→ **To do**
Print exactly what lies from the line with "Recreate this image" down to the line with "const dots = makePattern('#e2e2e2', '#bcbcbc', 'dots');", counting both of those lines, but not the pictures.

→ **Source material**
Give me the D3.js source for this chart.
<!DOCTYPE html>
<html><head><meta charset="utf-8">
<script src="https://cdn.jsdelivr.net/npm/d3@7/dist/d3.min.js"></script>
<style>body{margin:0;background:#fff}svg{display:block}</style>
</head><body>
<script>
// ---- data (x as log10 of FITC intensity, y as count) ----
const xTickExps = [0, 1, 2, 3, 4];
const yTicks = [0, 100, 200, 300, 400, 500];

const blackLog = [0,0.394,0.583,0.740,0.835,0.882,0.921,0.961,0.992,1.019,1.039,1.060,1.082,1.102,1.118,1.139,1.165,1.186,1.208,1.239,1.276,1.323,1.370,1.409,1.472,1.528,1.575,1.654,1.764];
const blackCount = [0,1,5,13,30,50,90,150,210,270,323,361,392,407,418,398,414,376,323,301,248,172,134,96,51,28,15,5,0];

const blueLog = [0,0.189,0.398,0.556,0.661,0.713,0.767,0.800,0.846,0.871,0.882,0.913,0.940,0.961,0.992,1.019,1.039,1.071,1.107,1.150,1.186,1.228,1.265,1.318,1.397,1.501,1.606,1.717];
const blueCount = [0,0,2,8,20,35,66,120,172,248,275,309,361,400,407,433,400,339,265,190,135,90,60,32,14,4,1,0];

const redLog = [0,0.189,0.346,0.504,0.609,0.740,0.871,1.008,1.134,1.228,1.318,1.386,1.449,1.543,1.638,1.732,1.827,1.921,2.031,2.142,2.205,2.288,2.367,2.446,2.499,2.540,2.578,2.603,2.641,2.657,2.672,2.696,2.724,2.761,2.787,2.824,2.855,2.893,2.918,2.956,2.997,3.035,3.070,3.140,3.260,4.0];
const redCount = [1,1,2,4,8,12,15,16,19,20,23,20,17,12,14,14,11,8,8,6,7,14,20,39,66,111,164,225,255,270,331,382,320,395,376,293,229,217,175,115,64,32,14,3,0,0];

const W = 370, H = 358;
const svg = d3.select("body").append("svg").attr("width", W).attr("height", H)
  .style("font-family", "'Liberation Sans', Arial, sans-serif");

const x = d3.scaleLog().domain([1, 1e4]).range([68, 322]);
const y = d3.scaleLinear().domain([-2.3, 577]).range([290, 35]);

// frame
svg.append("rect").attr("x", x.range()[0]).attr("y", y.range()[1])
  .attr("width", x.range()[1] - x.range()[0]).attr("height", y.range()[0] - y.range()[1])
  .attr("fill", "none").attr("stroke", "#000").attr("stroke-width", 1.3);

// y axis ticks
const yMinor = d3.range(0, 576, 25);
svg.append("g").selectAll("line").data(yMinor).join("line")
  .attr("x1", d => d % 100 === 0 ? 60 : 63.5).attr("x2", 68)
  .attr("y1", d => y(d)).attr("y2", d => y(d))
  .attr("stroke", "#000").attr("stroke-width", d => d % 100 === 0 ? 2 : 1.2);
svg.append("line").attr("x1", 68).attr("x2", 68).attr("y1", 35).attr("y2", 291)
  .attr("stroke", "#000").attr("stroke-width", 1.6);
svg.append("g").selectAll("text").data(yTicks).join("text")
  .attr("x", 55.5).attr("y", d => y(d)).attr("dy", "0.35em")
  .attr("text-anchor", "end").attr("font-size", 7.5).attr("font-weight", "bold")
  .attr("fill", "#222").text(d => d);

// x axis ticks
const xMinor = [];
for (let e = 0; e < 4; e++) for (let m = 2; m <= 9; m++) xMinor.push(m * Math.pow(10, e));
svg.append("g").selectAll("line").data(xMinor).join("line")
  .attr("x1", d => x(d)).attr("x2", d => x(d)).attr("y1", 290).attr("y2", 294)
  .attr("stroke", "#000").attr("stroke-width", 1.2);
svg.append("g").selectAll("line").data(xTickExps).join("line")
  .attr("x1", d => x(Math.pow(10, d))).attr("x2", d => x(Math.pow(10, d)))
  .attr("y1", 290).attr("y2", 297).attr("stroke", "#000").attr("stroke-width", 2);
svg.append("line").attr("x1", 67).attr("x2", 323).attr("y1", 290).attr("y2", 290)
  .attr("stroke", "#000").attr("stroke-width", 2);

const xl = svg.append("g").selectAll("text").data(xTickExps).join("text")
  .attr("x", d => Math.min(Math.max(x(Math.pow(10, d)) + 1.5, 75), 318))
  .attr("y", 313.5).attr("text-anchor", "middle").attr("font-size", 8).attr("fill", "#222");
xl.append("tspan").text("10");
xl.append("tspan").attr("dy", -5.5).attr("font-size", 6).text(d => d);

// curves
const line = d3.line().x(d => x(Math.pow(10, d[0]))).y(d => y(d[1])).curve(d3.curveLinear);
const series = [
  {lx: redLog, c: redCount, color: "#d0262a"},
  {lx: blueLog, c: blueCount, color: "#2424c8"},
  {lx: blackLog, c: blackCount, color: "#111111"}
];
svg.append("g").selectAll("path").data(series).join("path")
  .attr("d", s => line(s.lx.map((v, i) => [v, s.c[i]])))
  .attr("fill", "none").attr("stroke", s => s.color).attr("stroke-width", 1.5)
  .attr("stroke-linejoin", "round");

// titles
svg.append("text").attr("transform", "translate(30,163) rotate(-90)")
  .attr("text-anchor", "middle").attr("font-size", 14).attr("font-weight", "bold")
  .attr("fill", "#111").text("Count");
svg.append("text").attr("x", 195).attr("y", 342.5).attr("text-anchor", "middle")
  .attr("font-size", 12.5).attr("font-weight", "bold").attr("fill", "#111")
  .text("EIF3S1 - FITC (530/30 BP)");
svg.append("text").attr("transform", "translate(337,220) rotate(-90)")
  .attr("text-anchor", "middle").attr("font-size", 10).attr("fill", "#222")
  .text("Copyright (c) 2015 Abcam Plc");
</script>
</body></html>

...

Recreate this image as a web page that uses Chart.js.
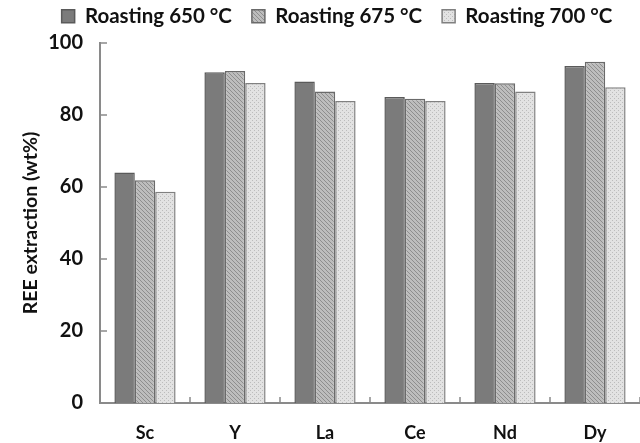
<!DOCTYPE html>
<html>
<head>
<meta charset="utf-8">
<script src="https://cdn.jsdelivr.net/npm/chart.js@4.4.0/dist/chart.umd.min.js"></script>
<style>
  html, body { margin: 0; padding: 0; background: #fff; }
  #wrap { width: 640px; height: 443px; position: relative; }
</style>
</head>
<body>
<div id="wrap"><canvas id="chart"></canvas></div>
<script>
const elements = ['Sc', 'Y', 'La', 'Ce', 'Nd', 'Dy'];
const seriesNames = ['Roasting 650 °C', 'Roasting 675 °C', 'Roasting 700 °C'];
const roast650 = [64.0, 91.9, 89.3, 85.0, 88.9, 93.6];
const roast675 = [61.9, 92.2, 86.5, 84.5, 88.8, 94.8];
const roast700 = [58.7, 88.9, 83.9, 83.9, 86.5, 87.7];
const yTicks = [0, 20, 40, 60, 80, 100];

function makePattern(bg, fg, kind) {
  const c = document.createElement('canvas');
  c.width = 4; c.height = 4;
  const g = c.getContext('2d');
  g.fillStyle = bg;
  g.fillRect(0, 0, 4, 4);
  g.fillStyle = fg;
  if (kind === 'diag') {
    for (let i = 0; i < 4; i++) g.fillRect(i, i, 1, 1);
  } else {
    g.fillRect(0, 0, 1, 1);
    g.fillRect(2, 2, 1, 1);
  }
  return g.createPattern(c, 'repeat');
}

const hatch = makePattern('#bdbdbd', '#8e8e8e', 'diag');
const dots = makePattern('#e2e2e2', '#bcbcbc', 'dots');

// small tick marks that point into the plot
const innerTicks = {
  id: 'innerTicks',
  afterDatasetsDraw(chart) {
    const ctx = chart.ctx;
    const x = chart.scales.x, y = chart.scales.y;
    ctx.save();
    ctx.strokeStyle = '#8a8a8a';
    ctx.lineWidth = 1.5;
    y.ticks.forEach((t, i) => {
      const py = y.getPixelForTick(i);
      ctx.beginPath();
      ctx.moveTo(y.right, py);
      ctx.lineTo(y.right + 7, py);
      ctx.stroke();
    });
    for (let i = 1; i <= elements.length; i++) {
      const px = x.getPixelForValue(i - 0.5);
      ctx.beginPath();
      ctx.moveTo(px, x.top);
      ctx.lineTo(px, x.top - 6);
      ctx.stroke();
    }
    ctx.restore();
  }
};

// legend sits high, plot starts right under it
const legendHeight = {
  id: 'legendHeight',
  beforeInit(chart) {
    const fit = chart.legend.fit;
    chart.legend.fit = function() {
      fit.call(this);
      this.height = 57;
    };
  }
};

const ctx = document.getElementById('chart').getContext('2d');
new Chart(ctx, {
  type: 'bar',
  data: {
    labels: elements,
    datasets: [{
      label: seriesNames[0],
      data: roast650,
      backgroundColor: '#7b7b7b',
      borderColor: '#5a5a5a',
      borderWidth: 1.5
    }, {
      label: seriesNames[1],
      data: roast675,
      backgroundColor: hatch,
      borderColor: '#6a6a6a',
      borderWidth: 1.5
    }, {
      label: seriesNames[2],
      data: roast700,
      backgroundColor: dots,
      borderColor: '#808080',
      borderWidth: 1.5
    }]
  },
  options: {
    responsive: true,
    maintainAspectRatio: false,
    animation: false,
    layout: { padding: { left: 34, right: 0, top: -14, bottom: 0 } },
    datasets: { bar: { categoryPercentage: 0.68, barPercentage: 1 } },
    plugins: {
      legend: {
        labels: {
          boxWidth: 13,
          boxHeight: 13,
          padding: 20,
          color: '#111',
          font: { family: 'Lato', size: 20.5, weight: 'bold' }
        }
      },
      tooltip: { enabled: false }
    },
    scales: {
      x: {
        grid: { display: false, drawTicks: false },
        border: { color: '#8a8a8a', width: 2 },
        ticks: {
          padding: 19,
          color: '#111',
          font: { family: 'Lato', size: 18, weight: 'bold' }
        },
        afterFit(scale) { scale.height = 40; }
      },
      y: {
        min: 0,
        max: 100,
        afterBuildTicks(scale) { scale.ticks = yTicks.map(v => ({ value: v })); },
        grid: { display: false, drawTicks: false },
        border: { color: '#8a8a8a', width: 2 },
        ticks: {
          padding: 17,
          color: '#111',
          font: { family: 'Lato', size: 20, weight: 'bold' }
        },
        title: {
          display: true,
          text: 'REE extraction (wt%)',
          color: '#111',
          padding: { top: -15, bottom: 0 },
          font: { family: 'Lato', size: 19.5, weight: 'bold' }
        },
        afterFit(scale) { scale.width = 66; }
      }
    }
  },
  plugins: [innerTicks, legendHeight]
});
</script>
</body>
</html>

→ **Task output**
Recreate this image as a web page that uses Chart.js.
<!DOCTYPE html>
<html>
<head>
<meta charset="utf-8">
<script src="https://cdn.jsdelivr.net/npm/chart.js@4.4.0/dist/chart.umd.min.js"></script>
<style>
  html, body { margin: 0; padding: 0; background: #fff; }
  #wrap { width: 640px; height: 443px; position: relative; }
</style>
</head>
<body>
<div id="wrap"><canvas id="chart"></canvas></div>
<script>
const elements = ['Sc', 'Y', 'La', 'Ce', 'Nd', 'Dy'];
const seriesNames = ['Roasting 650 °C', 'Roasting 675 °C', 'Roasting 700 °C'];
const roast650 = [64.0, 91.9, 89.3, 85.0, 88.9, 93.6];
const roast675 = [61.9, 92.2, 86.5, 84.5, 88.8, 94.8];
const roast700 = [58.7, 88.9, 83.9, 83.9, 86.5, 87.7];
const yTicks = [0, 20, 40, 60, 80, 100];

function makePattern(bg, fg, kind) {
  const c = document.createElement('canvas');
  c.width = 4; c.height = 4;
  const g = c.getContext('2d');
  g.fillStyle = bg;
  g.fillRect(0, 0, 4, 4);
  g.fillStyle = fg;
  if (kind === 'diag') {
    for (let i = 0; i < 4; i++) g.fillRect(i, i, 1, 1);
  } else {
    g.fillRect(0, 0, 1, 1);
    g.fillRect(2, 2, 1, 1);
  }
  return g.createPattern(c, 'repeat');
}

const hatch = makePattern('#bdbdbd', '#8e8e8e', 'diag');
const dots = makePattern('#e2e2e2', '#bcbcbc', 'dots');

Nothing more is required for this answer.